A moment later Daphne came downstairs again and said, “Dad,” and this time I could see her face. She had this wild look in her eyes that made everything snap into focus. Right behind her was Max, doing that universal gesture—hands at his throat—showing he was choking. I didn’t hesitate anymore. I ran off the call without even properly ending it and started doing the Heimlich maneuver.
Max is a big kid, and it took a huge amount of physical effort. I tried again and again—many attempts—and it wasn’t working fast enough. I could feel myself getting frustrated and completely freaked out at the same time. Finally I shifted tactics: I kind of threw him over my shoulder so his head was pointing downward, and I did a Heimlich-like thrust using my shoulder, trying to let gravity help too. In those critical moments, that combination finally worked.
Max coughed something out into a bloody sputum pile: a water bottle cap. After that, I held him and we both cried. When things calmed down a little, I went back to Slack and told my coworkers, “I’m sorry, guys, everything is fine, but I’ve got to go,” and then I hung up. I still wonder what it was like on their end, because they must have heard at least some of what happened.
Afterward, Max and I spent time decompressing, and then I took everyone out to a movie as a kind of celebration of life.
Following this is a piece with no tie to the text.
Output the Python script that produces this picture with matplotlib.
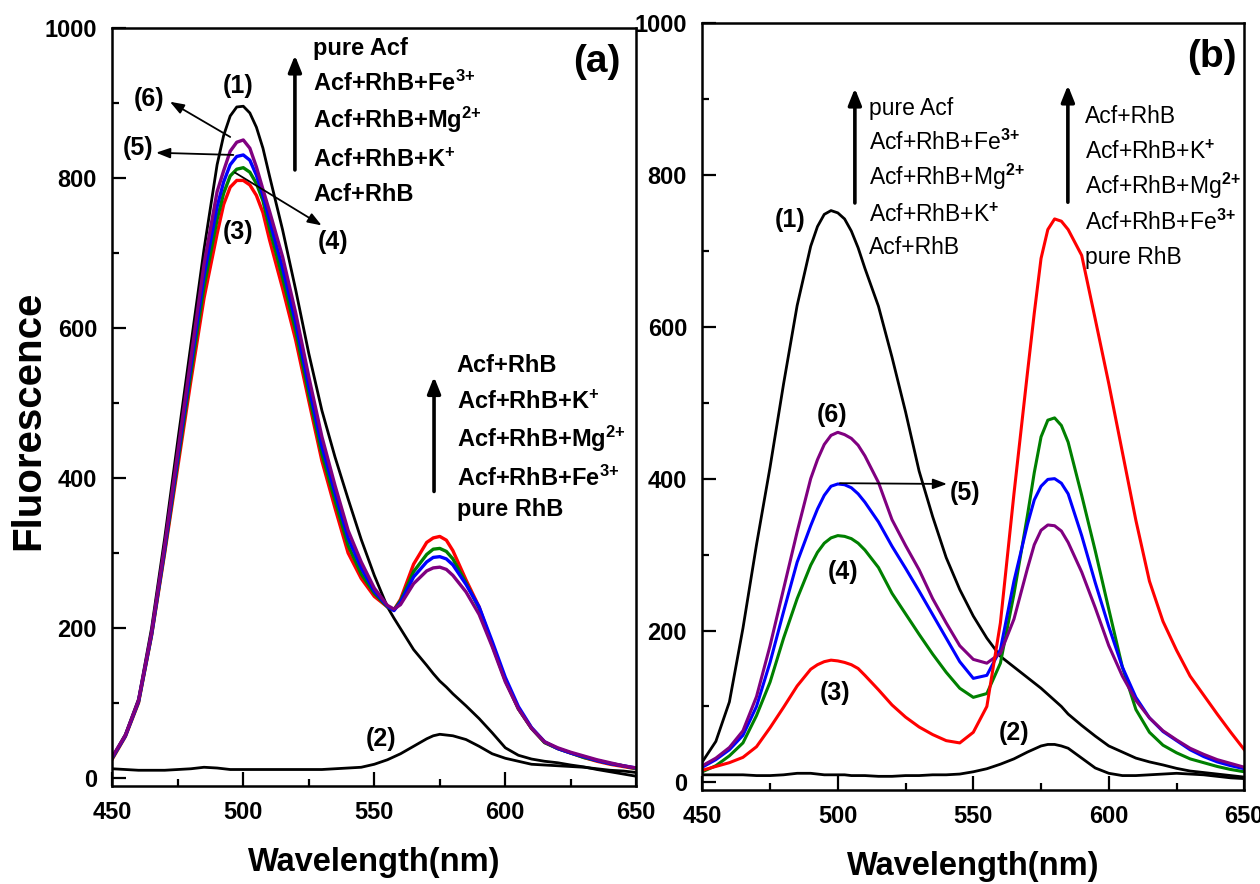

Max explained how it happened: he had a water bottle with the cap on, and he was squeezing it and pointing it at his face when the cap suddenly ejected straight into the back of his throat.
Since that day, we’ve treated January 19th as “Max’s day” and do something small and special to mark it. And I’ve also developed this hyperfixation about bottle caps—anywhere we go in public, I’m constantly bending down to pick up discarded plastic water bottle caps when I see them.